What is an efficient way to check that a string s in Python consists of just one character, say \'A\'? Something like all_equal(s, \'A\')
>>> s = 'AAAAAAAAAAAAAAAAAAA'
>>> s.count(s[0]) == len(s)
True
This doesn't short circuit. A version which does short-circuit would be:
>>> all(x == s[0] for x in s)
True
However, I have a feeling that due the the optimized C implementation, the non-short circuiting version will probably perform better on some strings (depending on size, etc)
Here's a simple timeit script to test some of the other options posted:
import timeit
import re
def test_regex(s,regex=re.compile(r'^(.)\1*$')):
return bool(regex.match(s))
def test_all(s):
return all(x == s[0] for x in s)
def test_count(s):
return s.count(s[0]) == len(s)
def test_set(s):
return len(set(s)) == 1
def test_replace(s):
return not s.replace(s[0],'')
def test_translate(s):
return not s.translate(None,s[0])
def test_strmul(s):
return s == s[0]*len(s)
tests = ('test_all','test_count','test_set','test_replace','test_translate','test_strmul','test_regex')
print "WITH ALL EQUAL"
for test in tests:
print test, timeit.timeit('%s(s)'%test,'from __main__ import %s; s="AAAAAAAAAAAAAAAAA"'%test)

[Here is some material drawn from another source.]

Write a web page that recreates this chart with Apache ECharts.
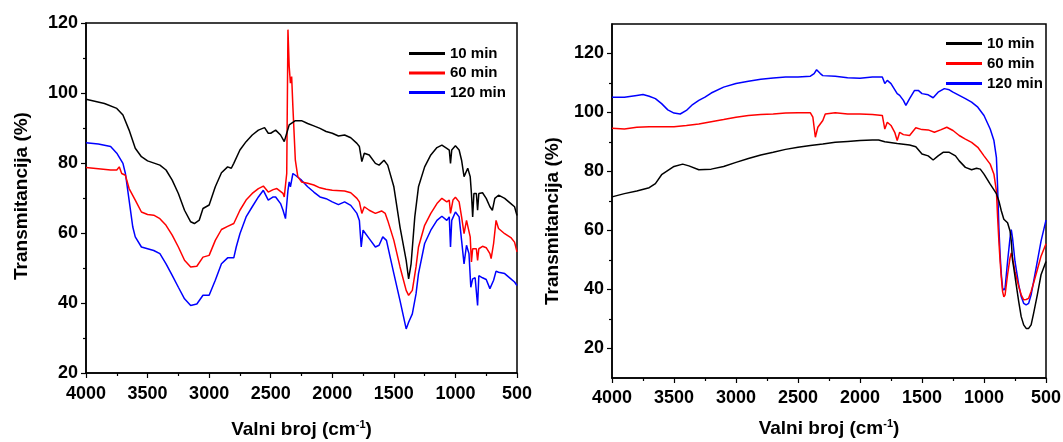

if globals()[test]("AAAAAAAAAAAAAAAAA") != True:
print globals()[test]("AAAAAAAAAAAAAAAAA")
raise AssertionError
print
print "WITH FIRST NON-EQUAL"
for test in tests:
print test, timeit.timeit('%s(s)'%test,'from __main__ import %s; s="FAAAAAAAAAAAAAAAA"'%test)
if globals()[test]("FAAAAAAAAAAAAAAAA") != False:
print globals()[test]("FAAAAAAAAAAAAAAAA")
raise AssertionError
On my machine (OS-X 10.5.8, core2duo, python2.7.3) with these contrived (short) strings, str.count smokes set and all, and beats str.replace by a little, but is edged out by str.translate and strmul is currently in the lead by a good margin:
WITH ALL EQUAL
test_all 5.83863711357
test_count 0.947771072388
test_set 2.01028490067
test_replace 1.24682998657
test_translate 0.941282987595
test_strmul 0.629556179047
test_regex 2.52913498878
WITH FIRST NON-EQUAL
test_all 2.41147494316
test_count 0.942595005035
test_set 2.00480484962
test_replace 0.960338115692
test_translate 0.924381017685
test_strmul 0.622269153595
test_regex 1.36632800102
The timings could be slightly (or even significantly?) different between different systems and with different strings, so that would be worth looking into with an actual string you're planning on passing.
Eventually, if you hit the best case for all enough, and your strings are long enough, you might want to consider that one. It's a better algorithm ... I would avoid the set solution though as I don't see any case where it could possibly beat out the count solution.
If memory could be an issue, you'll need to avoid str.translate, str.replace and strmul as those create a second string, but this isn't usually a concern these days.